» WHAT THE TASK ASKS
Tally the lines with the word "this" and report the number alone.

» DATASET RECORDS

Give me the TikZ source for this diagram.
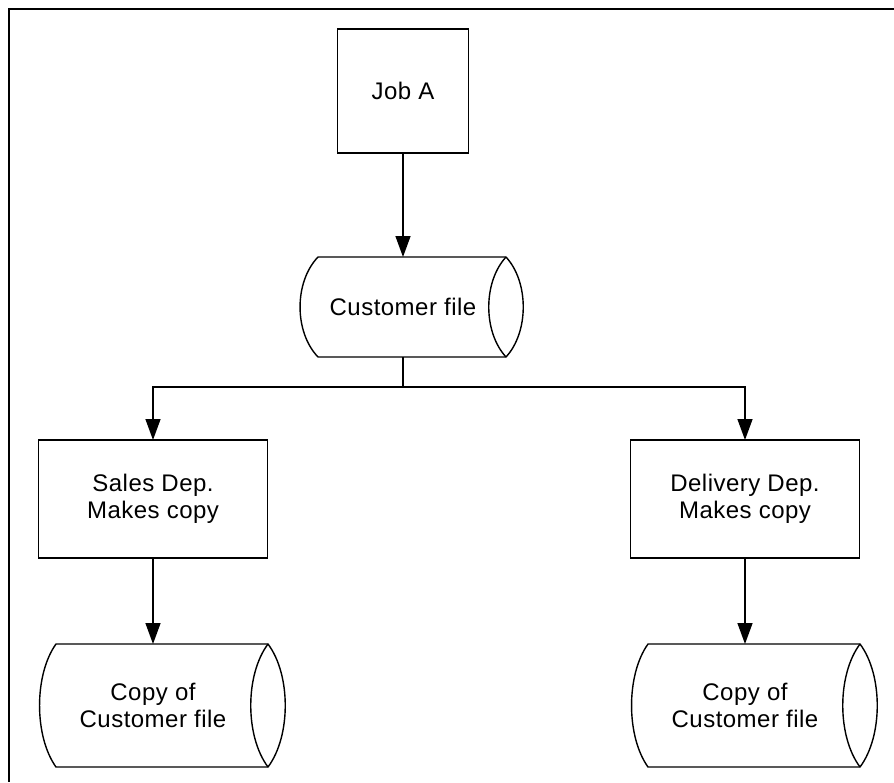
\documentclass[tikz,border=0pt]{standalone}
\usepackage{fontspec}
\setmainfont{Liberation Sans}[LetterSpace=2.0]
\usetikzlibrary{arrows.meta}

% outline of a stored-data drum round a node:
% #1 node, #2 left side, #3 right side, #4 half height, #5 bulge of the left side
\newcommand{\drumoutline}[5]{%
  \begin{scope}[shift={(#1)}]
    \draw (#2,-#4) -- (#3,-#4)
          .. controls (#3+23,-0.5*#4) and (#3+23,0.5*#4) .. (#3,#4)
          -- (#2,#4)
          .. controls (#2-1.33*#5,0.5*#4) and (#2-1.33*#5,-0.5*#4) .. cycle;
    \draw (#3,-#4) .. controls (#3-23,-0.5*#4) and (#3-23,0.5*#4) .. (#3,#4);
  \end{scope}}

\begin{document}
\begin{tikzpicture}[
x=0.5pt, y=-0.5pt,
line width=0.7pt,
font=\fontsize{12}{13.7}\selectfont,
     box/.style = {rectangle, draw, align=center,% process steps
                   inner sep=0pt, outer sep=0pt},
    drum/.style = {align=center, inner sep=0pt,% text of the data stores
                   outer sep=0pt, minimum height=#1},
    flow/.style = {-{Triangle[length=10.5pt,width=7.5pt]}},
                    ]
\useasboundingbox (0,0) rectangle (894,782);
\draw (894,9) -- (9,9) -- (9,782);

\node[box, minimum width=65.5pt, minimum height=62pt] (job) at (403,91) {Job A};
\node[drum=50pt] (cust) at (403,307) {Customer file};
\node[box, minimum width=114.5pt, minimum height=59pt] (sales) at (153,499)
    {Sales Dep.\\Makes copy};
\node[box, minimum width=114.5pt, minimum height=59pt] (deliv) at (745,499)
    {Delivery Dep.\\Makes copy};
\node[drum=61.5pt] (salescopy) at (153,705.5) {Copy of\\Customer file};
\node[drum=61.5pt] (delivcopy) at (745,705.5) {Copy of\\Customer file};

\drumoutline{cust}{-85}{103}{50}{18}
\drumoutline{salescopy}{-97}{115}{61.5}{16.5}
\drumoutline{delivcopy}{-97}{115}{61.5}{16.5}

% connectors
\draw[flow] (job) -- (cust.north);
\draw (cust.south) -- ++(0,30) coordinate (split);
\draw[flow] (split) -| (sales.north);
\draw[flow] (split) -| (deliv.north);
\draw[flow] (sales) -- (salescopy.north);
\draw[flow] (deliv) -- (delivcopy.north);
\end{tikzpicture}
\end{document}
* * *
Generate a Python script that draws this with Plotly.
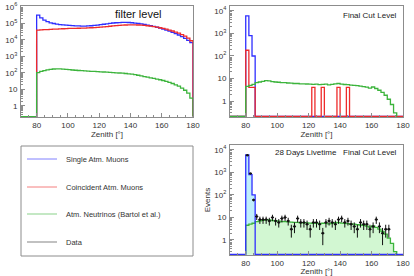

» FINISHED ANSWER
2